As part of my experience I decided to make a purchase for the stropping kit. I should say that during the training, in no way was Dave trying to sell me anything. However I had planned on making a purchase onsite to expand my sharpening tools, (of which consisted of 1 stone and stone base & holder). This purchase was a great way to end the training and expand my toys, err, tools for sharpening.

*Recommendations*
Overall I highly recommend this class for the new or novice sharpener. Dave is a great guy, very easy to talk too and is a wealth of knowledge. Considering the overall price, I feel this was good value for the money. I believe someone with a bit more proficiency than I had would benefit even more. I fully intend on taking another class with him after I have practiced sharpening. 

Who this class isn't for is someone who's probably at an advanced level. Those individuals I believe would have a good time, but this instruction was for someone new to sharpening. 

What I felt I got out of his class was the ability to sharpen any knife and in doing so, ensure that as I make future purchases, (I'm looking at you Dave for a Nakiri!), that I'll be able to take care of them properly. That's not to say I could properly sharpen a knife as well as an advanced sharpener, however I have the foundation now to become an advanced sharpener through continued practice. As I get better, my knife inventory will as well and I don't have to worry about ruining expensive knifes with improper technique.

If you've gotten this far and you're someone who's in a similar boat as I was, I recommend that you spend the money to learn how to properly sharpen and take care of your knifes and stones. It was a worthwhile investment and a fun adventure.

- Gerald
a.k.a Shinob1


----------



## mano

Great review and congrats on your new sharpening skills. Good job, Dave!


----------



## echerub

Glad you had fun and learned a lot! I had a great time with a group class last autumn and it made a big big big difference for my sharpening.


----------



## Shinob1

I think next I'd like to attend a group class for advanced sharpening down the road.
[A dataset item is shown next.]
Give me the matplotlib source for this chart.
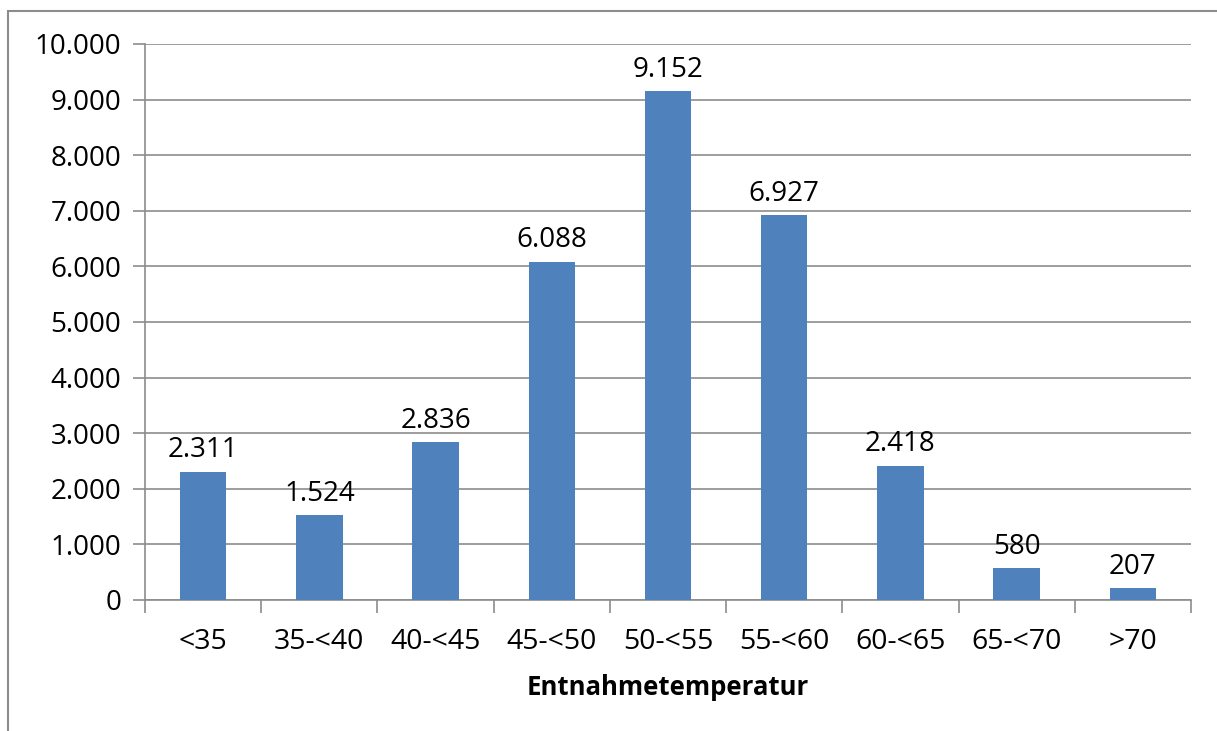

With the strop kit coming tomorrow and ordering another stone and flattening plate, I'm going to be setup nicely for practicing. Hopefully there will be a Fall class and I'll be able to attend.


----------



## echerub

Be sure to practice what you've learned


----------



## knyfeknerd

Great story, you sure have caught the knife "bug ". I've been sharpening for a long time but anyone can benefit from some 1 on 1 time, especially me. Thanks for sharing. Keep us updated on your sharpening progress.


----------



## Shinob1

Yeah I'm really hooked on kitchen knives, but I have been collecting pocket knives off and on since I was five. Recently that's morphed into kitchen knives which is way better, because I get to use and sharpen them, rather than store them. 

I definitely will be practicing. Luckily I have a set of Henkels that will make good practice blades and later when needed, so will the Gyuto.


----------



## Johnny.B.Good

Nice review.

Dave is too far away, but Jon isn't.

One of these days...


----------



## The hekler

I was with Len for a sharpening class and feel that it was easily worth a year or two of me trying to learn sharpening on my own.... Being away from my knives I know I'm gonna get rusty and would not hesitate to take the same class again to brush up and cement my skill, or lack thereof.


----------



## Crothcipt

I bought Dave's sharpening dvd's last mo. and found them very informative. I learned when I was a kid how to sharpen with oil/dry stones. But the some questions I was having and not remembering was covered and put to rest. I recommend the dvd's for a beginner and they were a good over view for those who have been sharpening for years. I too would love to go to a advanced class some day too.


----------



## ThEoRy

Shinob1 said:


> *Topics Covered*
> 
> Sharpening Technique and Theory



Hey, you guys were talking about me??? :razz:

Dave's class is very informative and no matter where you are at in your sharpening skill level I like to think you can only leave after leveling up a bit. Plus there's sandwiches. :wink:


----------



## Dave Martell

This thread makes me happy - thank you everyone.


----------



## AMP01

Great Review ~ To learn 1 on 1 with a Master = Priceless : )


----------



## Shinob1

AMP01 said:


> Great Review ~ To learn 1 on 1 with a Master = Priceless : )



Thanks, Dave definitely is the master.


----------



## Keith Sinclair

I learned sharpening fr. Sushi Chefs here in Hawaii many yrs. ago.Gyuto & Japan style single bevel.It was the Japanese influence that got me into carbon Masamoto's that served me well in Hotel banq. kitchens.

I bought Dave's (The Art Of Knife Sharpening) 3 yrs. ago.I think the strength of the video is the tech. of thinning behind the edge & also his various tips some of which I use now.I also like his coverage of what works & what does not & why.I do not change hands I use my left hand to hold the blades & my rt. fingerpad press on the edge.I flip the blade over.

It is a good DVD for a beginner,novice,or an old dude who likes to teach freehand skills to cooks & culinary students.


----------



## NO ChoP!

Shinob1, I appreciate that you have taken learning sharpening technique so seriously. I'ts awesome that your sharpening purchases have become more important than hoarding more knives. 

A dozen dull, poorly sharpened knives are < one or two well sharpened knives.....


----------



## sw2geeks

I wish I lived closer to take the class. How about the Dave road show?


----------



## Notaskinnychef

anyone know of such kind of classes up here on the west coast of canada? Unlikely I know, but thought it was worth throwing out there


----------



## Zwiefel

sw2geeks said:


> I wish I lived closer to take the class. How about the Dave road show?



I'd love to take a trip to DFW for something like this!

Also, Eamon Burke is near FW...he hasn't been active here for a few weeks, but you might be able to coax him into some 1:1 time.


----------